On the eve of a major global conference on Somalia, the top United Nations envoy in the war-torn nation urged the world community to provide the needed resources on the military, political and humanitarian fronts now to prevent an even worse scenario from arising.
“If we do not make the right commitments and take the right action in Somalia now, the situation will, sooner or later, force us to act and at a much higher price,” Ahmedou Ould-Abdallah told the Security Council, as he presented Secretary-General Ban Ki-moon’s latest report on the situation in the Horn of Africa nation.
Speaking on the same day that the UN refugee agency called for stepped-up funding to help the hundreds of thousands of people displaced by the fighting in what he called a “horrendous” humanitarian situation, Mr. Ould-Abdallah praised next week’s conference in Istanbul as “an exceptional opportunity to show that Somalia has true friends ready to make a difference…
“This conference is first and foremost a show of political solidarity with the Somali people who have suffered so much and been taken hostage by various groups and individuals,” the envoy said, referring to the gathering to be convened by the Turkish Government and Mr. Ban on 22 May.
“It is also a sign of hope sent to Somalis that they are not alone. In addition to addressing security issues and global threats including piracy, the conference will also provide a platform for the Somali private sector, international business and Governments to launch new initiatives for reconstruction and job creation.”
Despite suggestions that it is either too early or too late for such a high level meeting, “we should all recognize that, after years of anarchy, there will never be a right time in Somalia. We have to act, and to act now,” he added of a country that has had no central government and has been torn by factional conflict for nearly two decades.
The top UN political official also stressed the importance of the Istanbul meeting today. “We would not at any time, of course, underestimate the difficulties and the fragility of Somalia but we do believe that progress has been and can be built upon,” Under-Secretary-General for Political Affairs B. Lynn Pascoe told a news conference.
He cited the survival of the Transitional Federal Government (TFG) against numerous attacks, its first steps towards developing its own police and security forces, and the interest it has aroused in the Somali business community and in bringing back investment to the country.
“This effort has to succeed but is clearly going to require determined, sustained efforts by both the Somalis and the international community to make it happen,” he said. “This is where the Istanbul conference fits in.

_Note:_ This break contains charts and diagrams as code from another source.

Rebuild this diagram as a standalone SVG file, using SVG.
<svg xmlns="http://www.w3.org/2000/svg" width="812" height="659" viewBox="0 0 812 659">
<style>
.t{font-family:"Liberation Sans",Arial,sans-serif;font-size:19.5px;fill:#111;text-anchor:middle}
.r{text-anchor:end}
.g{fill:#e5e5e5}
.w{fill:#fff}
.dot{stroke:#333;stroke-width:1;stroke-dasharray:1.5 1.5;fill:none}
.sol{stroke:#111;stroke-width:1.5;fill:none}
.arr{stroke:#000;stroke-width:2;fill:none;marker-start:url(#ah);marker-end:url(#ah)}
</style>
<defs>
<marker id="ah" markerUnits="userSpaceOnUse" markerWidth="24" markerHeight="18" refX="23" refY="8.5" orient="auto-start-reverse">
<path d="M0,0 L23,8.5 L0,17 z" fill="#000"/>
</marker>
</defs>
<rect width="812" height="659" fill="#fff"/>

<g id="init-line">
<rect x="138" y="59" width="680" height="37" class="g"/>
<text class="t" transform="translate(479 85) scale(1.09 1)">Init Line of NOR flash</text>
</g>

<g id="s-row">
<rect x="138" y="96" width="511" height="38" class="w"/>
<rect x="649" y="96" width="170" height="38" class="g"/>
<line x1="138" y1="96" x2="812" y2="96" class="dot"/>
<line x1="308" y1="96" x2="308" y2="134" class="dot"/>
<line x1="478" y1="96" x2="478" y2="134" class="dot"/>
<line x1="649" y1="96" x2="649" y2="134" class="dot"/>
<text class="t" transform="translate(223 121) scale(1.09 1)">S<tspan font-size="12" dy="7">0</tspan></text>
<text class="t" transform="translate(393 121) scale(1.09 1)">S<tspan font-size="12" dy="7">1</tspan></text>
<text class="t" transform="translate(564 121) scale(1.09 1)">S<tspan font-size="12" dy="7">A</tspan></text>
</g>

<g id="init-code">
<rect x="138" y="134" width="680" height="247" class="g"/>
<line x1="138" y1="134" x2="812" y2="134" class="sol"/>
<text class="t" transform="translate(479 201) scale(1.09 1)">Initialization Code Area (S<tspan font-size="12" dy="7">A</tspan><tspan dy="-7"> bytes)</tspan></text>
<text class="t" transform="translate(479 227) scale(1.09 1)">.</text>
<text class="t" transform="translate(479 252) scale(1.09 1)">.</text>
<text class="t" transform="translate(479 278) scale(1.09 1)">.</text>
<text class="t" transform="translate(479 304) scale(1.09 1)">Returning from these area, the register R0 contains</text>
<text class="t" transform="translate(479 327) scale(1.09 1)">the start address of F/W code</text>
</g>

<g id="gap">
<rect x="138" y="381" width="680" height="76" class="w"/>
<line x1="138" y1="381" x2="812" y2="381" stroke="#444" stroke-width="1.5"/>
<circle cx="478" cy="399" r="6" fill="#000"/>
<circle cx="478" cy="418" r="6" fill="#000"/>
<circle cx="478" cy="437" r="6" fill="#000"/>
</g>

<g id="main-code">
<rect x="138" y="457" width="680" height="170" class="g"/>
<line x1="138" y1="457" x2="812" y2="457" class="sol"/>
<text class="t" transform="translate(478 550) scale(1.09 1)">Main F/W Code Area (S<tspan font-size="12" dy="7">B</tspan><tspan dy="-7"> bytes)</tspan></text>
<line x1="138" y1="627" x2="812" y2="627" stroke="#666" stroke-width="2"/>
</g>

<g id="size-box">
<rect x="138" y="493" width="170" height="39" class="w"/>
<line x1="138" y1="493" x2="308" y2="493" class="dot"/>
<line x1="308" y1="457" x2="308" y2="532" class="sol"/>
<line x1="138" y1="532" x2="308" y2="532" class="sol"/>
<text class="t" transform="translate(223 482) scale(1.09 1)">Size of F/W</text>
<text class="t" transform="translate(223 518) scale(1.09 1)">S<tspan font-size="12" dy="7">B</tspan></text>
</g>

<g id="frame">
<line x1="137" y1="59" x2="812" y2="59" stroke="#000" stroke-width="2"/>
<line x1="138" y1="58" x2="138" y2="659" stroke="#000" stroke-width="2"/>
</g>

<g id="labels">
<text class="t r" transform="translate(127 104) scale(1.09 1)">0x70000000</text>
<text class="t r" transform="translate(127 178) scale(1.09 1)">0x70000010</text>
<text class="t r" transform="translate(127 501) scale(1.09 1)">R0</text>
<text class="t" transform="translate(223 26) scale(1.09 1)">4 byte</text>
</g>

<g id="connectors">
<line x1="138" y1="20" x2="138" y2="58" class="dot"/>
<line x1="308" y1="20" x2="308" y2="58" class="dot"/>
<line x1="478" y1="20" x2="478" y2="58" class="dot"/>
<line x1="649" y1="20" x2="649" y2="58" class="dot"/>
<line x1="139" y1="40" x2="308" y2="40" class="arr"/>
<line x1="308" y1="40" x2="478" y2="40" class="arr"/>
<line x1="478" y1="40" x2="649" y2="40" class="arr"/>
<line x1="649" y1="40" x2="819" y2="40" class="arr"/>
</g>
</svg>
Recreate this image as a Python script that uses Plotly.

It will give an opportunity to look at how far we’ve come and what still needs to be done. It should help us increase international awareness of what’s at stake in Somalia and increase international commitment to help in a coordinated way.
“It should also help focus the attention of the Somalis themselves, including the TFG, on where they need to step up their efforts.”
On the military front, Mr. Ould-Abdallah called for a big increase in and help for the African Union peacekeeping mission in Somalia (AMISOM), which now numbers less than 7,000 troops, as it carries out its task of protecting the TFG institutions and assisting the needy in the face of violent attacks from Islamic militants. At the same time, the international community should provide equipment and salaries for the TFG’s own nascent forces.
In the political field, he urged the TFG to show unity and a common purpose, calling on the international community to fulfil its commitments, especially by disbursing pledged resources. He noted that the TFG had succeeded in reaching out to other groups committed to peace, signing an accord with Ahlu Sunna Wal Jamaa, a key religious and resistance movement, which could provide a blueprint for future agreements.
“I would like to reiterate that the door of peace is open to all Somalis wishing to end the agony of their country,” stressed Mr. Ould-Abdallah, who serves as the Secretary-General’s Special Representative and head of the UN Political Office for Somalia (UNPOS).
On the humanitarian front, where the situation “remains horrendous” despite the laudable work of the World Food Programme (WFP), the UN Children’s Fund (UNICEF) and other agencies, he called for full cooperation between Governments, development agencies, business associations and non-governmental organizations (NGOs), urging the agencies to again show a physical presence in the violence-shattered land.
“If we want to make a decisive difference, there is no alternative to moving the international community to Mogadishu to be closer to the victims,” he stressed. “The remote control from Nairobi (capital of neighbouring Kenya) is not leading to progress.”
Once this close collaboration is established, it can lead to a major move away from past practices of managing the status quo. “In that context, the Istanbul conference comes at the right time,” Mr. Ould-Abdallah declared. “It shows the Somalis and their leaders that there are personalities, countries and organizations that are genuinely ready and committed to working with them for peace and stability.”
In Geneva today, the UN High Commissioner for Refugees (UNHCR) launched two supplementary appeals totalling $60 million for the nearly 2 million Somalis displaced both inside and outside their country, bringing its total budget for 2010 for Somalia and its four neighbouring countries – Kenya, Yemen, Ethiopia and Djibouti – to nearly $425 million.
“The displacement crisis is worsening with the deterioration of the situation inside Somalia and we need to prepare fast for new and possibly large-scale displacement,” Deputy High Commissioner Alexander Aleinikoff said. “We need to be ready.”